After a few difficult days, I’ve come to the conclusion that I’ll have to dig back in and take my manuscript though another round of revisions. Just when I was feeling so satisfied after my intensive, 24-7 month of revisions, I may be facing a few months trying to revise and teach and blog all at the same time. Yikes!
So, here’s the story . . . Recently I communicated with a great agent and his staff, and within a week, he gave me feedback on half of my novel. First of all, it was really amazing that I received feedback that fast. That’s a good sign, right? Anyway, he wanted me to tweak it before he would consider representing me. 90% of the tweaks would take me a weekend, perhaps two, to fix . . . except his desire for the voices of my female narrators—two elderly women recounting the story from different perspectives—to be more distinct. The younger versions of themselves, he felt, were well drawn and distinct, but the older voices needed to be more different, making the most of the form and structure of the novel. I thought I had already addressed this issue in my revision this summer, but I’ve come to realize that I need to make the distinction more pronounced.

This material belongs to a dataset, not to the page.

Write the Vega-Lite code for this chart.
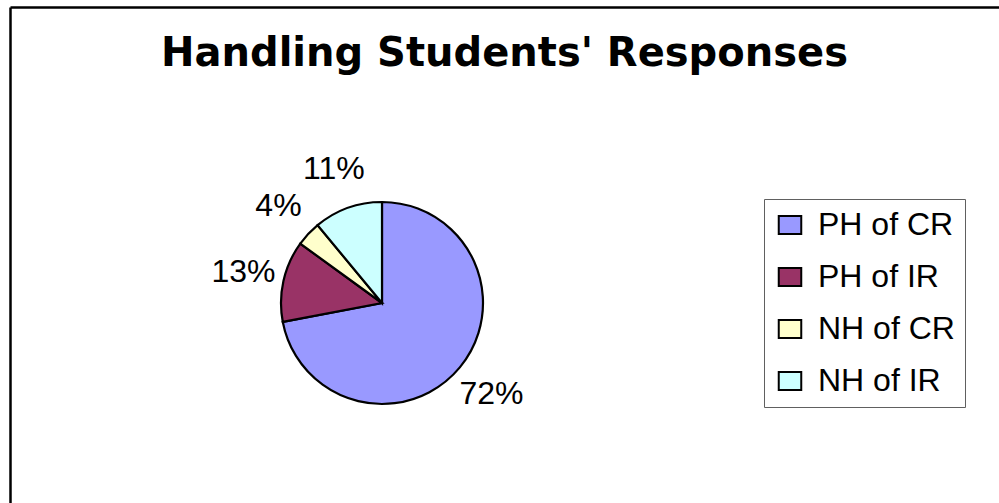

The problem now, it seems, is how to do that without mucking up the story or making the voice of one of the characters too colloquial or too mannered or just down right phony. Also, I’m intimidated by the amount of time and energy it will take, especially when faced with the beginning of school. When you start revising for voice, you really have to re-write everything that’s narrated in that voice, especially anything reflective. It’s not just a matter of throwing in a word or two. It’s a big undertaking.
However daunting, I am going to do it. If any of you out there have advice to share or have had to deal with a similar experience, I’d love to hear from you. I’d be so thankful to hear what you think.